Six opposants ont été interpellés à la Maison de la résistance à Bure, dans la Meuse : un reportage de Jérôme Jadot

Sylvain était à l'intérieur de la Maison de la résistance, dans le centre de Bure, lorsque les gendarmes sont entrés pour faire une perquisition. "C'était ultra violent", lâche-t-il. Selon lui, "une soixantaine de personnes" étaient présentes, elles "n'ont pas voulu cette perquisition" et "se sont barricadées dans le dortoir". 
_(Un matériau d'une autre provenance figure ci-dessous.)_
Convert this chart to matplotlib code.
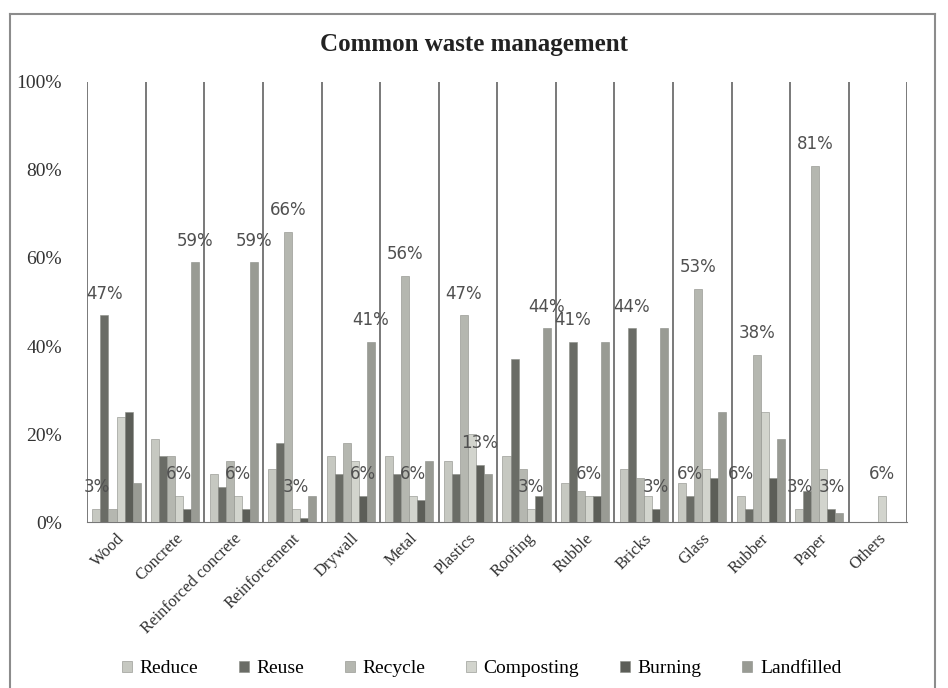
import matplotlib
matplotlib.use("Agg")
import matplotlib.pyplot as plt
from matplotlib.lines import Line2D
import numpy as np

# categories and series (values in %)
materials = ["Wood", "Concrete", "Reinforced concrete", "Reinforcement", "Drywall",
             "Metal", "Plastics", "Roofing", "Rubble", "Bricks", "Glass", "Rubber",
             "Paper", "Others"]
series = ["Reduce", "Reuse", "Recycle", "Composting", "Burning", "Landfilled"]

reduce_vals     = [3, 19, 11, 12, 15, 15, 14, 15, 9, 12, 9, 6, 3, 0]
reuse_vals      = [47, 15, 8, 18, 11, 11, 11, 37, 41, 44, 6, 3, 7, 0]
recycle_vals    = [3, 15, 14, 66, 18, 56, 47, 12, 7, 10, 53, 38, 81, 0]
composting_vals = [24, 6, 6, 3, 14, 6, 20, 3, 6, 6, 12, 25, 12, 6]
burning_vals    = [25, 3, 3, 1, 6, 5, 13, 6, 6, 3, 10, 10, 3, 0]
landfilled_vals = [9, 59, 59, 6, 41, 14, 11, 44, 41, 44, 25, 19, 2, 0]

# which bars carry a data label: (material index, series index)
labelled = [(0, 0), (0, 1), (1, 3), (1, 5), (2, 3), (2, 5), (3, 2), (3, 3),
            (4, 4), (4, 5), (5, 2), (5, 3), (6, 2), (6, 4), (7, 3), (7, 5),
            (8, 1), (8, 3), (9, 1), (9, 4), (10, 1), (10, 2), (11, 0), (11, 2),
            (12, 0), (12, 2), (12, 4), (13, 3)]

data = [reduce_vals, reuse_vals, recycle_vals, composting_vals, burning_vals, landfilled_vals]
colors = ["#c6c8c1", "#6a6c66", "#b5b7b0", "#d2d4cd", "#5c5e58", "#999b94"]

fig = plt.figure(figsize=(9.48, 6.88), dpi=100)
ax = fig.add_axes([0.092, 0.241, 0.865, 0.64])

x = np.arange(len(materials))
w = 0.82 / len(series)
for i, (name, vals) in enumerate(zip(series, data)):
    pos = x - 0.41 + w * (i + 0.5)
    ax.bar(pos, np.array(vals) / 100, width=w, color=colors[i],
           edgecolor="#8a8c86", linewidth=0.4, label=name, zorder=3)

for m, s in labelled:
    v = data[s][m]
    ax.annotate(f"{v}%", (x[m] - 0.41 + w * (s + 0.5), v / 100),
                xytext=(0, 9), textcoords="offset points", ha="center", va="bottom",
                fontsize=12, color="#505050", family="DejaVu Sans", zorder=4)

ax.set_xlim(-0.5, len(materials) - 0.5)
ax.set_ylim(0, 1)
ax.set_yticks(np.arange(0, 1.01, 0.2))
ax.set_yticklabels([f"{int(round(t * 100))}%" for t in np.arange(0, 1.01, 0.2)],
                   family="Liberation Serif", fontsize=14, color="#333333")
ax.set_xticks(x)
ax.set_xticklabels(materials, rotation=45, ha="right", rotation_mode="anchor",
                   family="Liberation Serif", fontsize=12, color="#333333")
ax.tick_params(axis="both", length=0)
ax.tick_params(axis="y", pad=18)
ax.tick_params(axis="x", pad=6)

# vertical lines at category boundaries
for b in np.arange(-0.5, len(materials), 1.0):
    ax.axvline(b, color="#555555", linewidth=1.1, zorder=2)

for sp in ["left", "right", "top"]:
    ax.spines[sp].set_visible(False)
ax.spines["bottom"].set_color("#777777")

fig.text(0.5, 0.935, "Common waste management", ha="center", va="center",
         family="Liberation Serif", fontweight="bold", fontsize=18, color="#222222")

# outer frame of the scanned chart
frame_col = "#8c8c8c"
fig.add_artist(Line2D([0.011, 0.011], [0.0, 0.98], transform=fig.transFigure, color=frame_col, lw=1.5))
fig.add_artist(Line2D([0.011, 0.986], [0.98, 0.98], transform=fig.transFigure, color=frame_col, lw=1.5))
fig.add_artist(Line2D([0.986, 0.986], [0.0, 0.98], transform=fig.transFigure, color=frame_col, lw=1.5))

handles, labels = ax.get_legend_handles_labels()
fig.legend(handles, labels, loc="center", bbox_to_anchor=(0.508, 0.028), ncol=6,
           frameon=False, handlelength=0.5, handleheight=0.5, handletextpad=0.4,
           columnspacing=2.1, prop={"family": "Liberation Serif", "size": 14})

fig.savefig("out.png", dpi=100)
À l'intérieur, les flics ont tout cassé au bélier. J'ai senti une main sur ma gorge et des gens ont pris des baffes.

Sylvain, opposant

à franceinfo

Cette perquisition a été ordonnée dans le cadre d'une enquête de flagrance pour des dégradations le matin même à Bure. Des accrochages ont eu lieu dans la foulée de l'évacuation du Bois-Lejuc. Les vitres de la mairie ont été caillassées et des militants cagoulés, perchés sur le toit de la Maison de la résistance, ont jeté des pierres en direction des forces de l'ordre. 

Cela fait quelques années que les opposants au projet Cigéo, prévu pour accueillir 80 000 m2 de déchets hautement radioactifs et enfouis 500 m sous terre, se sont organisés en collectif au cœur de cette maison. "Qu'est-ce que quelques jets de pierres face à la violence diffuse d'un projet qui s'installe et colonise le territoire depuis plus de 20 ans ?", s'agace Sylvain. 
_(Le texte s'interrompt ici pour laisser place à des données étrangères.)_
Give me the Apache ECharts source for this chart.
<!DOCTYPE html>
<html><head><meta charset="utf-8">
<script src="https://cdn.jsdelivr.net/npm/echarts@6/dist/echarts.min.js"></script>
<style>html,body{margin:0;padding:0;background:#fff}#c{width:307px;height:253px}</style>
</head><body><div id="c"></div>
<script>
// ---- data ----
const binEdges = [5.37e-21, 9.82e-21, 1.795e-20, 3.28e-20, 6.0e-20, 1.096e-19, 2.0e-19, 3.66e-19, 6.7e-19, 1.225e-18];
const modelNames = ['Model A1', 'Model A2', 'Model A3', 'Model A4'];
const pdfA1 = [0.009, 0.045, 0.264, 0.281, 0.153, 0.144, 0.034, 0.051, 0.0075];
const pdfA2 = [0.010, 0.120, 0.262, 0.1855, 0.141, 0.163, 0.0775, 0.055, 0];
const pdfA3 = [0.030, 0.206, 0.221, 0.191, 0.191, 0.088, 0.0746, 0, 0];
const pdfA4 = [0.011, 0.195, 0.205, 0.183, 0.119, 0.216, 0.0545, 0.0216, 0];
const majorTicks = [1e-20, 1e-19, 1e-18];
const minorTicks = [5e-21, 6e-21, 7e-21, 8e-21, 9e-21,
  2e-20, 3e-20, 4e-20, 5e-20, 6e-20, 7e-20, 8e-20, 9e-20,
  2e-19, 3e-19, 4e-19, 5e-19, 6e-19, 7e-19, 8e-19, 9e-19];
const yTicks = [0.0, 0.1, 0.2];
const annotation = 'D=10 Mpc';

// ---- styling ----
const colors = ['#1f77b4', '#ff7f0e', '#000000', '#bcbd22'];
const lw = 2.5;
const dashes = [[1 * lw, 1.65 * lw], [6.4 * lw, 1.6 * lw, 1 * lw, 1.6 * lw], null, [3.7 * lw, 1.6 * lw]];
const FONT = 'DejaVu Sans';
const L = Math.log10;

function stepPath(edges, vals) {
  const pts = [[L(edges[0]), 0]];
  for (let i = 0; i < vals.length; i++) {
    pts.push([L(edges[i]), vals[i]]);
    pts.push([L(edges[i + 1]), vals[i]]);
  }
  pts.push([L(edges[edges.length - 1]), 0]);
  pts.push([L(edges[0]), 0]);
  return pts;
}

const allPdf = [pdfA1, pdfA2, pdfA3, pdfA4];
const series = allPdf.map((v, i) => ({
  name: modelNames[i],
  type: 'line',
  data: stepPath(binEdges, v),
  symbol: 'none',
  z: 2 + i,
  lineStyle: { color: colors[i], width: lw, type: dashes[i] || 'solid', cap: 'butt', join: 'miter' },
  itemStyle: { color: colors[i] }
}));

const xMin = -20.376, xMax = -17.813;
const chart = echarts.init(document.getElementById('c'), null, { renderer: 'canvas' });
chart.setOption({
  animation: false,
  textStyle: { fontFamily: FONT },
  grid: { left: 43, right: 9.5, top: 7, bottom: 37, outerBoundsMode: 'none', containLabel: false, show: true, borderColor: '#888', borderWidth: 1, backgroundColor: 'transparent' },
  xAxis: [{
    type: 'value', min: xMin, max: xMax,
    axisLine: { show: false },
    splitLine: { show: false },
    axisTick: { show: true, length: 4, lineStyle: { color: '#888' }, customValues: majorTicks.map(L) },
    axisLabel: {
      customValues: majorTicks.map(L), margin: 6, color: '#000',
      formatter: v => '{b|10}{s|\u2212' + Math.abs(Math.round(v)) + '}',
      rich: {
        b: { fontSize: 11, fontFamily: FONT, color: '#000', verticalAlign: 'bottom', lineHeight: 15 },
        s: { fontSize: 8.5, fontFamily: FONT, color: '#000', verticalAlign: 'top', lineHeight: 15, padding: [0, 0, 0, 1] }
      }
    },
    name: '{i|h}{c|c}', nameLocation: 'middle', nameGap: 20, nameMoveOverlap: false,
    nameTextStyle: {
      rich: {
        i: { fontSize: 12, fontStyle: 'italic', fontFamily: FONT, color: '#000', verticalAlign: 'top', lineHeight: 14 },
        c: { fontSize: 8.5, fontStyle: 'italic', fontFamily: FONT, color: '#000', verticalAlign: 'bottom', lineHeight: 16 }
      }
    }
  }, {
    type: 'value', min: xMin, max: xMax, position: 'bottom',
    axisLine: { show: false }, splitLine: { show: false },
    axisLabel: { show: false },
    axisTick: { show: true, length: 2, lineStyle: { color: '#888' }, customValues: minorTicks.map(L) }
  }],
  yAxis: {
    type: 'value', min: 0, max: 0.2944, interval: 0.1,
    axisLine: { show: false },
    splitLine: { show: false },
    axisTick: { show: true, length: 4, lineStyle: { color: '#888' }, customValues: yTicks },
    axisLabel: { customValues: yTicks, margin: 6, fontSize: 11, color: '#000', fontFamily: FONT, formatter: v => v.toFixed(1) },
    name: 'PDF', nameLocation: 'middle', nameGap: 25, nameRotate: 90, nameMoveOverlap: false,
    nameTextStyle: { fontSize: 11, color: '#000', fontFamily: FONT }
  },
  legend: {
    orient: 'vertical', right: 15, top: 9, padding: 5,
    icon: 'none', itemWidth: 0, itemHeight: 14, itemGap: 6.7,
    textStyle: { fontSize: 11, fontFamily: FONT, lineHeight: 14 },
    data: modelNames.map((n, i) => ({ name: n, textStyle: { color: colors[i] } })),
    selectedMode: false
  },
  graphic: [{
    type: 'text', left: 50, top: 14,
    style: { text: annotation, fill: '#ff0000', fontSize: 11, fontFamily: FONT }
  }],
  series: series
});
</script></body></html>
L'incompréhension des opposants

Plusieurs militants sont sortis de la Maison de la résistance menottés, encadrés par des gendarmes, sous les cris de ralliement des autres opposants. Six personnes ont été placées en garde à vue pour "violences contre personnes dépositaires de l'autorité publique".

Cette opération, lancée en plein hiver, par un froid polaire, indigne Jacques Leray, le porte-parole du Collectif contre l'enfouissement des déchets radioactifs (Cedra).

Ce gouvernement, qui se targue d'être un gouvernement de concertation et de dialogue, aurait déjà pu attendre la fin de la trêve hivernale avant de virer les gens.

Jacques Leray, porte-parole du Cedra

à franceinfo

"D'autant plus qu'on a été contacté hier pour rencontrer monsieur Lecornu, du cabinet de monsieur Hulot, pour débattre de ce problème des déchets radioactifs, poursuit Jacques Leray. On ne s'attendait pas à ce que la concertation soit menée par des gens armés jusqu'aux dents."

Éviter la construction d'une ZAD

Réponse de Beauvau : la concertation n'a rien à voir avec le moment choisi pour l'évacuation. Selon le porte-parole du ministère de l'Intérieur, Frédéric de Lanouvelle, ce qui a été déterminant, c'est le projet imminent des opposants de construire dans le bois des habitations pérennes, comme à Notre-Dame-des-Landes"Ce bois était occupé, il n'était pas habité, rappelle-t-il, c'est-à-dire que les occupants illégaux ne restaient pas à temps plein, ils se relayaient. Et puis, il n'y a pas de bâtiment en dur. C'est pour cela que, juridiquement, la zone n'est pas habitée. Ils ne sont pas soumis, par exemple, à la trêve hivernale."

L'installation d'un bâtiment en dur pourrait changer les choses et rendre cette zone beaucoup plus compliquée à gérer, et la transformer davantage encore en zone de non droit.

Frédéric de Lanouvelle, porte-parole du ministère de l'Intérieur

à franceinfo

Pour éviter une nouvelle installation, l'État prévoit de maintenir des forces de l'ordre, sur place pendant plusieurs semaines, voire plusieurs mois. Cela n'a pas l'air de décourager les opposants, bien décidés à y revenir un jour.